15.2.2012 - Süddeutsche Zeitung
Möbelwagen Richtung Vatikan
Bisher war es mit den Gerüchten um den streitlustigen Regensburger Bischof Gerhard Ludwig Müller wie mit dem Schnee: Man weiß, dass er kommt, ist überrascht, wenn er kommt, und irgendwann taut er und ist weg. Müller nach Rom? Die Mutmaßung tauchte immer wieder auf, befeuert von Kirchenleuten, die den Abgang des Hirten über die Alpen sehr wünschen – die einen, um ihn loszuwerden, die anderen, weil sie hoffen, dass der einstige Dogmatik-Professor Karriere macht. Müller als Ökumeneminister des Papstes? Das Amt bekam 2010 Klaus Koch, der Bischof von Basel; die Erklärungen aus Regensburg hatten damals einen ironischen Unterton ob der Mutmaßungen der vergangenen Wochen.
Diesmal aber redet der Bischof selbst: Der Papst müsse überlegen, „wer für bestimmte Aufgaben in Frage kommt – da ergibt sich meist ein bestimmter Personenkreis“, sagte Müller der Deutschen Presseagentur. Die Aufgabe, um die es geht, ist: das Amt des Präfekten der Glaubenskongregation, des obersten Hüters der katholischen Lehre. Joseph Ratzinger hatte es inne, bis er Papst Benedikt XVI. wurde. Natürlich sagt Müller, dass es für dieses Amt keine Bewerbungen gebe, sondern nur Berufungen – in der Kirche gehört zum Fortkommen auch demonstrative Demut. Doch auch in Rom sagt ein Insider, der bislang zuverlässig den Verbleib Müllers in Regensburg prophezeit hat: „Er steht auf der Liste.“
Bis Mitte März, so heißt es, werde über die Nachfolge von Kardinal William Joseph Levada entschieden, dem jetzigen Präfekten der Glaubenskongregation. Und da spricht nun einiges für Müller: In Deutschland mag er der Krawallbischof sein, der sich ständig mit den Reformern von „Wir sind Kirche“ oder mit den katholischen Verbänden streitet, die Medien beschimpft, Konflikte auf die Spitze treibt. In Rom gilt so etwas schlimmstenfalls als lässliche Sünde. Dort sieht man in Müller den belesenen und vielsprachigen Theologen, der schon seit Jahren Mitglied der Glaubenskongregation ist und dessen Werke geradezu musterschülerhaft die katholische Lehre verteidigen.

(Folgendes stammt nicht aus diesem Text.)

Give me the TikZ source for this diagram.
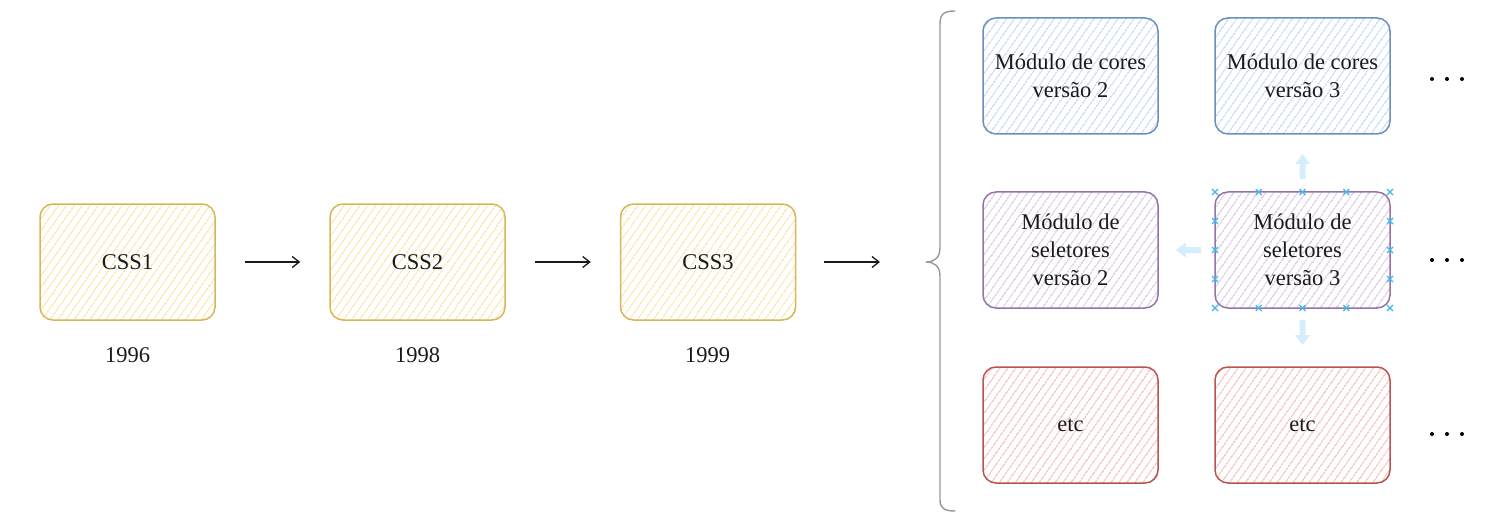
\documentclass[tikz,border=0pt]{standalone}
\usepackage{fontspec}
\setmainfont{Liberation Serif}
\usetikzlibrary{arrows.meta,patterns.meta}

\definecolor{yelline}{HTML}{D6B656}
\definecolor{yelfill}{HTML}{F8E2A2}
\definecolor{bluline}{HTML}{6C8EBF}
\definecolor{blufill}{HTML}{C0D6F5}
\definecolor{purline}{HTML}{9673A6}
\definecolor{purfill}{HTML}{D6C5DF}
\definecolor{redline}{HTML}{B85450}
\definecolor{redfill}{HTML}{F4BAB7}
\definecolor{handlecol}{HTML}{3FB8F0}
\definecolor{handlearr}{HTML}{D5EEFB}
\definecolor{inkcol}{HTML}{1A1A1A}

\tikzset{
	modbox/.style={draw=#1line, line width=1.5pt, rounded corners=13pt,
		pattern={Lines[angle=55,distance=6.5pt,line width=1pt]}, pattern color=#1fill,
		minimum width=175pt, minimum height=116pt, inner sep=0pt,
		align=center, text=inkcol, font=\fontsize{22.5}{28}\selectfont},
	year/.style={text=inkcol, font=\fontsize{22.5}{28}\selectfont},
	conn/.style={-{Straight Barb[length=7pt,width=11pt]}, line width=1.3pt, inkcol},
	xmark/.style={handlecol, line width=1.1pt},
}

\begin{document}
\begin{tikzpicture}[x=1pt,y=-1pt]
			%%%%% START %%%%%
			\useasboundingbox (0,0) rectangle (1492,516);
			
			% versions
			\node[modbox=yel] (css1) at (127.5, 262) {CSS1};
			\node[modbox=yel] (css2) at (417.5, 262) {CSS2};
			\node[modbox=yel] (css3) at (708, 262) {CSS3};
			
			\node[year] (y1) at (127.5, 355) {1996};
			\node[year] (y2) at (417.5, 355) {1998};
			\node[year] (y3) at (707.5, 355) {1999};
			
			\coordinate (bracetip) at (926, 262);
			\draw[conn, shorten <=29pt, shorten >=29pt] (css1.east) -- (css2.west);
			\draw[conn, shorten <=29pt, shorten >=29pt] (css2.east) -- (css3.west);
			\draw[conn, shorten <=28pt, shorten >=46pt] (css3.east) -- (bracetip);
			
			% brace
			\draw[line width=1.4pt, black!40, line cap=round, line join=round]
				(955, 11) .. controls (944, 11) and (940, 14) .. (940, 24)
				-- (940, 248) .. controls (940, 258) and (934, 262) .. (bracetip)
				.. controls (934, 262) and (940, 266) .. (940, 276)
				-- (940, 500) .. controls (940, 508) and (944, 511) .. (955, 511);
			
			% modules
			\node[modbox=blu] (cor2) at (1070.5, 76) {Módulo de cores\\versão 2};
			\node[modbox=blu] (cor3) at (1302.5, 76) {Módulo de cores\\versão 3};
			\node[modbox=pur] (sel2) at (1070.5, 250) {Módulo de\\seletores\\versão 2};
			\node[modbox=pur] (sel3) at (1302.5, 250) {Módulo de\\seletores\\versão 3};
			\node[modbox=red] (etc2) at (1070.5, 425) {etc};
			\node[modbox=red] (etc3) at (1302.5, 425) {etc};
			
			% more to come
			\foreach \y in {79, 260, 434}
				\foreach \x in {1432, 1447, 1462}
					\fill[black] (\x, \y) circle (2pt);
			
			% selection handles
			\foreach \x in {1215, 1258.75, 1302.5, 1346.25, 1390}
				\foreach \y in {192, 308}
					\draw[xmark] (\x-3, \y-3) -- (\x+3, \y+3) (\x-3, \y+3) -- (\x+3, \y-3);
			\foreach \x in {1215, 1390}
				\foreach \y in {221, 250, 279}
					\draw[xmark] (\x-3, \y-3) -- (\x+3, \y+3) (\x-3, \y+3) -- (\x+3, \y-3);
			\foreach \p/\r in {{(1302.5,167)}/0, {(1302.5,332)}/180, {(1189,250)}/90}
				\fill[handlearr, shift={\p}, rotate=\r]
					(0,-13) -- (7.5,-3) -- (3,-3) -- (3,12) -- (-3,12) -- (-3,-3) -- (-7.5,-3) -- cycle;
			
			%%%%% END %%%%%
\end{tikzpicture}
\end{document}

Den Möbelwagen Richtung Vatikan kann Müller allerdings noch nicht bestellen. Er hat mit Kardinal Jean-Pierre Ricard, dem Erzbischof von Bordeaux, einen gewichtigen Mitbewerber (der vermutlich gerade betont, dass es keine Bewerbungen, sondern nur Berufungen gibt). Vor allem aber hat Müller mächtige Gegner in der Kurie: die Konservativen. Sie kreiden ihm die Freundschaft mit dem Befreiungstheologen Gustavo Gutiérrez an, sie misstrauen seiner Universitätstheologie und seinem Eintreten für das deutsche Kirchensteuersystem. Sie ärgert die Härte, mit der Müller gegen die traditionalistische Piusbruderschaft vorgegangen ist, die in Zaitzkofen in seinem Bistum ein Priesterseminar unterhält. Und so tauchen in den italienischen Medien Berichte auf, die Müller als gefährlichen Linken darstellen.
Sollten sich diese Stimmen durchsetzen, bliebe ein weiteres Amt in Rom: Der Posten des Chefbibliothekars wird frei, ein durchaus einflussreiches Amt, verbunden mit der Kardinalswürde. Meist aber bekamen verdiente wie gealterte Bischöfe den Posten – Müller ist da mit 64 Jahren zu jung. Bliebe als dritte Variante: Er bleibt in Regensburg, bis zur nächsten Runde. „Wie es kommt – ich schlafe ruhig“, sagt Clemens Neck, der Sprecher des Bistums.